6. Practical Compliance Roadmap for WFOEs
To navigate the intensified transfer pricing enforcement environment and ensure full compliance, foreign‑invested enterprises should adopt the following integrated approach.
- Conduct a global related‑party review (Immediate) – Identify all related parties and all cross‑border related‑party transactions (sales, services, royalties, interest). Confirm that all transaction flows have been captured and that the WFOE‘s functional, asset, and risk profile is accurately documented, including any changes.
- Assess related‑party transaction reporting thresholds (Ongoing) – Determine whether the WFOE must submit the Annual Related‑Party Transaction Return and which contemporaneous documentation (Master File, Local File, Special Issue Documentation) is required. For the 2025 tax year, the filing is due on May 31, 2026. For the 2026 tax year, continuously monitor transaction volumes against the RMB 40 million (other related transactions) threshold.
- Update contemporaneous documentation (Annually) – Prepare or update the Master File and Local File annually to reflect current operations, pricing, and functional analysis. The Local File is due at the time of filing the Annual Enterprise Income Tax Return (May 31). The Master File must be prepared by the filing deadline. Ensure that the selected transfer pricing method is appropriate and that the analysis is supported by robust, reliable data.
- Evaluate IP, royalty, and service fee arrangements (Annually) – Review all IP ownership and licensing arrangements, royalty rates, and service fee allocation methodologies. Confirm that the WFOE is not incurring charges for services that duplicate its own functions or that do not provide a specific benefit. Ensure that the related‑party interest rate complies with the arm‘s length principle and that the thin capitalization safe harbor has been met.

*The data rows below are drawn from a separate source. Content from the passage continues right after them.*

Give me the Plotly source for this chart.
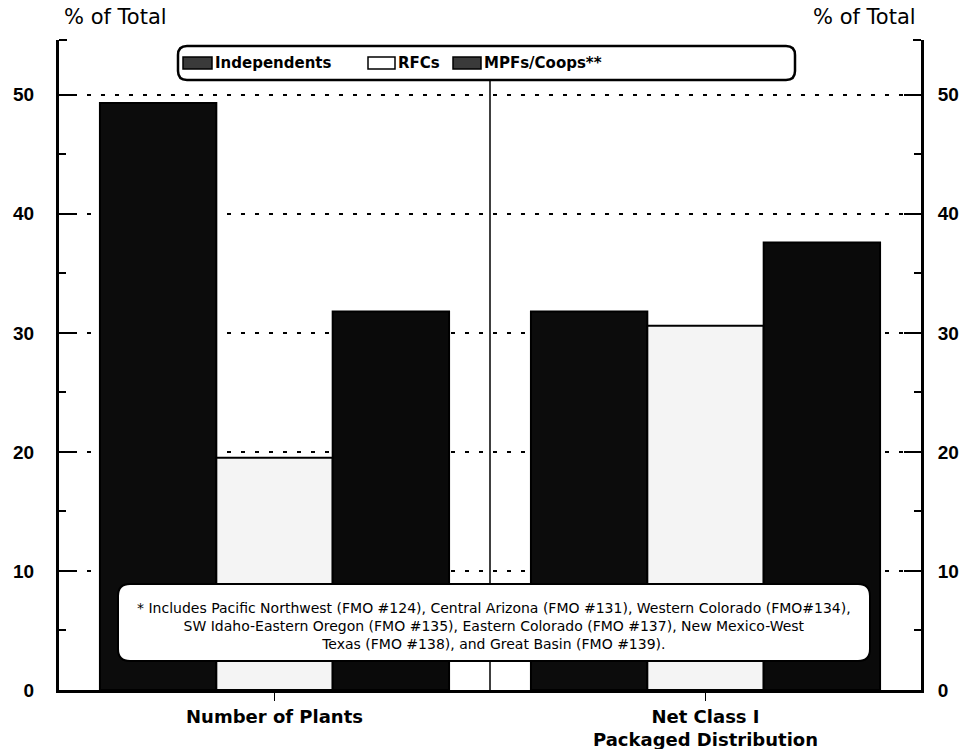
import plotly.graph_objects as go

categories = ["Number of Plants", "Net Class I<br>Packaged Distribution"]
independents = [49.3, 31.8]
rfcs = [19.5, 30.6]
mpfs = [31.8, 37.6]
series_names = ["Independents", "RFCs", "MPFs/Coops**"]
y_ticks = [0, 10, 20, 30, 40, 50]
footnote = ("* Includes Pacific Northwest (FMO #124), Central Arizona (FMO #131), Western Colorado (FMO#134),<br>"
            "SW Idaho-Eastern Oregon (FMO #135), Eastern Colorado (FMO #137), New Mexico-West<br>"
            "Texas (FMO #138), and Great Basin (FMO #139).")

W, H = 966, 749
L, R, T, B = 59, 921, 40, 690
YMAX = 54.6

def px(x):
    return (x - L) / (R - L)

def py(y):
    return (B - y) / (B - T)

def rounded(x0, y0, x1, y1, r):
    X0, X1 = px(x0), px(x1)
    Y0, Y1 = py(y0), py(y1)
    rx = r / (R - L)
    ry = r / (B - T)
    return (f"M {X0+rx},{Y0} L {X1-rx},{Y0} Q {X1},{Y0} {X1},{Y0-ry} "
            f"L {X1},{Y1+ry} Q {X1},{Y1} {X1-rx},{Y1} L {X0+rx},{Y1} "
            f"Q {X0},{Y1} {X0},{Y1+ry} L {X0},{Y0-ry} Q {X0},{Y0} {X0+rx},{Y0} Z")

fig = go.Figure()
fills = ["#0c0c0c", "#f4f4f4", "#0a0a0a"]
for name, vals, col in zip(series_names, [independents, rfcs, mpfs], fills):
    fig.add_trace(go.Bar(x=categories, y=vals, name=name, marker=dict(color=col, line=dict(color="black", width=2)),
                         showlegend=False))
fig.add_trace(go.Scatter(x=categories, y=[0, 0], yaxis="y2", mode="markers", marker=dict(opacity=0),
                         showlegend=False, hoverinfo="skip"))

axis_common = dict(range=[0, YMAX], tickvals=y_ticks, showgrid=True, gridcolor="black", gridwidth=2,
                   griddash="4px,10px", showline=True, linecolor="black", linewidth=3,
                   ticks="inside", ticklen=17, tickwidth=2, tickcolor="black",
                   minor=dict(dtick=5, ticks="inside", ticklen=7, tickwidth=2, tickcolor="black", showgrid=False),
                   tickfont=dict(family="Liberation Sans, Arial", size=19, color="black", weight="bold"),
                   zeroline=False, fixedrange=True, automargin=False)

fig.update_layout(
    width=W, height=H,
    margin=dict(l=L, r=W - R, t=T, b=H - B),
    paper_bgcolor="white", plot_bgcolor="white",
    barmode="group", bargap=0.19, bargroupgap=0,
    xaxis=dict(showline=True, linecolor="black", linewidth=3, ticks="outside", ticklen=8, tickwidth=1,
               tickcolor="black", automargin=False,
               tickfont=dict(family="DejaVu Sans", size=18, color="black", weight="bold"),
               range=[-0.5, 1.5]),
    yaxis=dict(**axis_common, ticklabelstandoff=18),
    yaxis2=dict(**axis_common, overlaying="y", side="right", ticklabelstandoff=10),
)

shapes = []
shapes.append(dict(type="line", xref="x", yref="y", x0=0.5, x1=0.5, y0=0, y1=51.2,
                   line=dict(color="black", width=1.5)))
shapes.append(dict(type="line", xref="paper", yref="paper", x0=0, x1=px(L + 8), y0=1, y1=1,
                   line=dict(color="black", width=2)))
shapes.append(dict(type="line", xref="paper", yref="paper", x0=1, x1=px(R - 8), y0=1, y1=1,
                   line=dict(color="black", width=2)))
shapes.append(dict(type="path", xref="paper", yref="paper", path=rounded(178, 46, 795, 80, 9),
                   fillcolor="white", line=dict(color="black", width=2.5), layer="above"))
shapes.append(dict(type="path", xref="paper", yref="paper", path=rounded(118, 584, 870, 661, 12),
                   fillcolor="white", line=dict(color="black", width=2), layer="above"))

annotations = []
leg = [(183, 212, "#3a3a3a"), (368, 395, "white"), (453, 481, "#3a3a3a")]
for (x0, x1, c), name in zip(leg, series_names):
    shapes.append(dict(type="rect", xref="paper", yref="paper", x0=px(x0), x1=px(x1), y0=py(69), y1=py(57),
                       fillcolor=c, line=dict(color="black", width=1.5), layer="above"))
    annotations.append(dict(x=px(x1 + 1), y=py(63), xref="paper", yref="paper", text=name, showarrow=False,
                            xanchor="left", yanchor="middle",
                            font=dict(family="DejaVu Sans", size=15, color="black", weight="bold")))

annotations.append(dict(x=px(494), y=py(626), xref="paper", yref="paper", text=footnote, showarrow=False,
                        xanchor="center", yanchor="middle", align="center",
                        font=dict(family="DejaVu Sans", size=14, color="black")))
annotations.append(dict(x=px(62), y=py(17), xref="paper", yref="paper", text="% of Total", showarrow=False,
                        xanchor="left", yanchor="middle",
                        font=dict(family="DejaVu Sans", size=21, color="black")))
annotations.append(dict(x=px(918), y=py(17), xref="paper", yref="paper", text="% of Total", showarrow=False,
                        xanchor="right", yanchor="middle",
                        font=dict(family="DejaVu Sans", size=21, color="black")))

fig.update_layout(shapes=shapes, annotations=annotations)
fig.write_html("out.html", config={"displayModeBar": False})

# remove the default page margin so the figure sits at the window's top-left corner
with open("out.html", encoding="utf-8") as f:
    html = f.read()
html = html.replace("<body>", '<body style="margin:0;padding:0;">', 1)
with open("out.html", "w", encoding="utf-8") as f:
    f.write(html)
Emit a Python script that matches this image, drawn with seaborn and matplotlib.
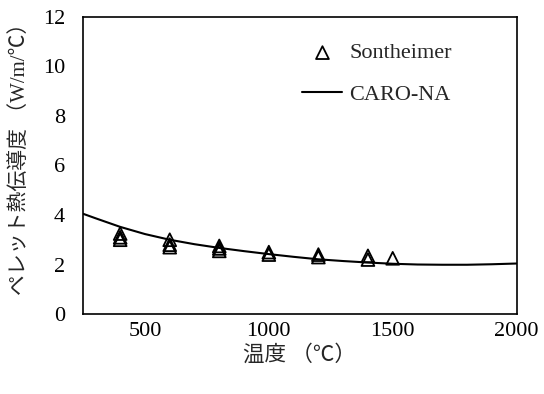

- Implement entity‑level functional and risk analysis (Ongoing) – For the 2026 tax year and beyond, integrate a thorough functional, asset, and risk analysis into the annual Local File. Document any changes in the WFOE’s economic substance. Allocate profit in alignment with substantive activity, not merely under a contract.
- Engage a specialized local advisor (Proactive) – The complexity of the rules demands expert guidance. Engage a China tax or transfer pricing specialist to review the WFOE‘s compliance position, assist with reporting, and help manage the risk of a special tax audit.
Summary: Transfer pricing enforcement in China has intensified significantly in 2026, driven by the convergence of BEPS 2.0 alignment, revised domestic regulations, and Golden Tax Phase IV data analytics. WFOEs with cross‑border related‑party transactions face increased scrutiny—particularly in the areas of IP licensing, service fees, and financing. Compliance with the May 31, 2026, related‑party reporting deadline is mandatory. WFOEs exceeding the prescribed thresholds must prepare contemporaneous documentation (Master File, Local File, and Special Issue Documentation). The core standard for 2026 is the “functional‑asset‑risk‑profit” match test. Failure to comply can result in tax adjustments, interest, and penalties. By adopting a proactive compliance roadmap and working with experienced advisors, WFOEs can manage transfer pricing risk and maintain the confidence of the tax authorities.